Industry best practices evolve as media changes, but certain principles remain constant. These standards exist because they've proven effective across thousands of successful campaigns. Understanding and applying them separates amateur efforts from professional results.

News Value First

Every press release must have genuine news value. Before writing, ask yourself: why would a journalist care about this? Why would readers care? If you can't articulate the news value clearly, you don't have a press release—you have a marketing document. And journalists can tell the difference instantly.

News value typically falls into several categories: announcements of new products or services, significant company milestones, leadership changes, financial results, research findings, partnerships, community involvement, and industry trends. Not every update qualifies as news. Understanding this distinction prevents wasted efforts and protects your reputation with media contacts.

Accuracy and Verification

Never publish information you can't verify. Every fact, figure, and claim in your press release must be accurate and supportable. If you state that your product is "the fastest" or "the only" of its kind, you need evidence. If you claim specific performance metrics, they must be verifiable.

Fact checking and verification process

In the age of instant fact-checking and social media scrutiny, inaccuracies destroy credibility. And credibility, once lost, is nearly impossible to regain. Have legal and relevant stakeholders review releases before distribution. Build in fact-checking time before every deadline.

Journalist-Centric Approach

The most effective press releases make journalists' jobs easier. They provide complete information, include all necessary context, offer easy-to-use quotes and statistics, and are formatted for quick scanning. Think about what the journalist needs to write their story, then provide it.

Personalize your outreach whenever possible. Generic mass emails to journalist lists rarely succeed. Research each recipient. Reference their recent work. Explain why your story fits their specific coverage area. This investment in relationship-building pays dividends in response rates.

Optimizing for Digital Discovery

Modern press releases must work for both journalists and search engines. Include relevant keywords naturally throughout your text. Use the inverted pyramid structure so essential information appears early. Craft headlines that work as search headlines.

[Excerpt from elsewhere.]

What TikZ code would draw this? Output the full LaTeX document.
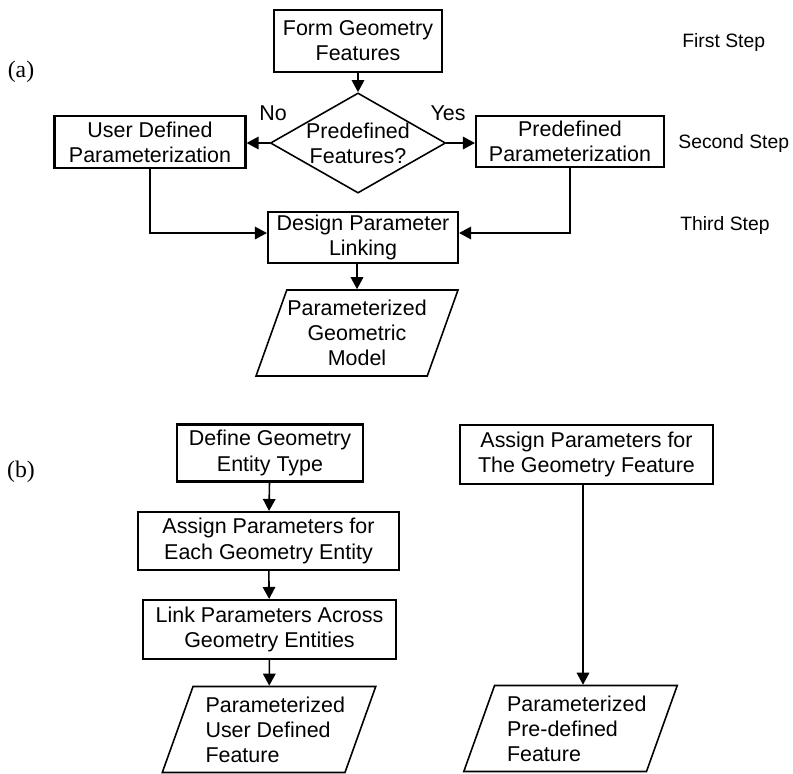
\documentclass[tikz,border=0pt]{standalone}
\usepackage{fontspec}
\setmainfont{Liberation Sans}
\newfontfamily\panelfont{Liberation Serif}
\usetikzlibrary{arrows.meta,shapes.geometric}

\begin{document}
\begin{tikzpicture}[>={Triangle[length=2.4mm,width=2.5mm]},
    font=\fontsize{12.2}{14.3}\selectfont,
    procbox/.style={draw,line width=1.2pt,align=center,inner sep=0pt},
    databox/.style={draw,line width=0.9pt,trapezium,trapezium left angle=65,trapezium right angle=115,
      trapezium stretches body,inner sep=0pt,minimum width=4.04cm,minimum height=1.72cm},
    decbox/.style={draw,line width=0.9pt,diamond,aspect=1.75,inner sep=0pt,align=center},
    panel/.style={font=\panelfont\fontsize{13.5}{15}\selectfont},
    stagelabel/.style={anchor=west,inner sep=0pt,font=\fontsize{11}{13}\selectfont}]
  \useasboundingbox (0,0) rectangle (15.86,-15.46);

  % (a) overall procedure
  \node[panel] (lbla) at (0.42,-1.44) {(a)};
  \node[procbox,minimum width=3.36cm,minimum height=1.24cm] (form) at (7.16,-0.82) {Form Geometry\\Features};
  \node[decbox] (predq) at (7.16,-2.86) {Predefined\\Features?};
  \node[procbox,minimum width=3.82cm,minimum height=1.04cm] (userpar) at (3.0,-2.84) {User Defined\\Parameterization};
  \node[procbox,minimum width=3.76cm,minimum height=1.02cm] (prepar) at (11.4,-2.83) {Predefined\\Parameterization};
  \node (no) at (5.46,-2.26) {No};
  \node (yes) at (8.96,-2.26) {Yes};
  \node[procbox,minimum width=3.8cm,minimum height=1.02cm] (linking) at (7.26,-4.75) {Design Parameter\\Linking};
  \node[databox,align=center] (geomodel) at (7.14,-6.66) {Parameterized\\Geometric\\Model};

  \node[stagelabel] (first) at (13.64,-0.84) {First Step};
  \node[stagelabel] (second) at (13.56,-2.86) {Second Step};
  \node[stagelabel] (third) at (13.6,-4.5) {Third Step};

  \draw[->,line width=0.9pt] (form) -- (predq);
  \draw[->,line width=0.9pt] (predq.west) -- (predq.west -| userpar.east);
  \draw[->,line width=0.9pt] (predq.east) -- (predq.east -| prepar.west);
  \draw[->,line width=0.9pt] (userpar) |- ([yshift=0.09cm]linking.west);
  \draw[->,line width=0.9pt] (prepar) |- ([yshift=0.09cm]linking.east);
  \draw[->,line width=0.9pt] (linking.south -| geomodel.north) -- (geomodel.north);

  % (b) user defined vs. predefined features
  \node[panel] (lblb) at (0.42,-9.44) {(b)};
  \node[procbox,minimum width=3.72cm,minimum height=1.14cm] (deftype) at (5.4,-9.06) {Define Geometry\\Entity Type};
  \node[procbox,minimum width=5.22cm,minimum height=1.16cm] (assigneach) at (5.37,-10.82) {Assign Parameters for\\Each Geometry Entity};
  \node[procbox,minimum width=5.06cm,minimum height=1.18cm] (linkacross) at (5.39,-12.59) {Link Parameters Across\\Geometry Entities};
  \node[databox,align=left] (userfeat) at (5.38,-14.59) {\hspace{0.25cm}Parameterized\\\hspace{0.25cm}User Defined\\\hspace{0.25cm}Feature};

  \node[procbox,minimum width=5.06cm,minimum height=1.18cm] (assignfeat) at (11.73,-9.09) {Assign Parameters for\\The Geometry Feature};
  \node[databox,align=left] (prefeat) at (11.41,-14.57) {\hspace{0.25cm}Parameterized\\\hspace{0.25cm}Pre-defined\\\hspace{0.25cm}Feature};

  \draw[->,line width=0.9pt] (deftype) -- (assigneach);
  \draw[->,line width=0.9pt] (assigneach) -- (linkacross);
  \draw[->,line width=0.9pt] (linkacross) -- (userfeat);
  \draw[->,line width=0.9pt] ([xshift=-0.07cm]assignfeat.south) -- ([xshift=-0.07cm]assignfeat.south |- prefeat.north);
\end{tikzpicture}
\end{document}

SEO optimization for press releases

For more detailed SEO guidance specific to PR, read my article on SEO for PR Professionals. Digital optimization ensures your releases get discovered organically, extending their lifespan beyond initial distribution.

Multimedia Integration

Press releases with relevant images earn significantly more coverage than text-only versions. Include high-resolution product photos, executive headshots, and relevant graphics. Embed video when it adds value—a product demonstration or executive interview can dramatically increase engagement.

Ensure all multimedia assets are press-ready: high resolution, properly credited, and cleared for publication. Unclear images or unauthorized content create problems that derail otherwise successful placements. See my guide on Visual Content for PR for detailed guidance.

Timing and Distribution Strategy

When you release matters as much as what you release. Major announcements perform best Tuesday through Thursday, avoiding Monday overload and Friday afternoon disengagement. Morning distribution (6-8 AM Eastern) gives journalists time to review before daily editorial meetings.

Coordinate with marketing and sales to ensure timing aligns with product launches, earnings calls, or other corporate communications. Avoid major holidays and conference-heavy periods when journalists are overwhelmed. For comprehensive distribution strategies, see Press Release Distribution.

Follow-Up Discipline

Distribution without follow-up is incomplete. Journalists receive hundreds of releases daily. A polite follow-up 2-3 days after initial distribution keeps your story visible without being pushy. Time your follow-up for mid-morning when editors are between deadlines.

Each follow-up should add value: new information, a fresh angle, or assistance with resources. Avoid simply asking "did you get my release?"—they probably did. Offer something useful instead. For proven follow-up techniques, see Following Up with Journalists.

Measurement and Learning

Track results rigorously. Monitor media coverage, analyze which releases earned pickup and why, note response rates from different distribution methods, and document what your most successful releases had in common. This data informs future efforts.

Build a debrief process after major announcements. What worked? What would you change? What questions did journalists ask that your release didn't answer? This continuous improvement approach elevates performance over time. For measurement frameworks, see Measuring PR Success.

Building Long-Term Relationships

Press release excellence isn't just about individual announcements—it's about building lasting media relationships. Deliver on your promises, respect deadlines, provide helpful resources, and acknowledge good coverage. These relationship-building behaviors compound over time into genuine media partnerships.

Journalists remember PR professionals who make their jobs easier and those who don't. Invest in being someone they trust and want to work with. That reputation pays dividends throughout your career.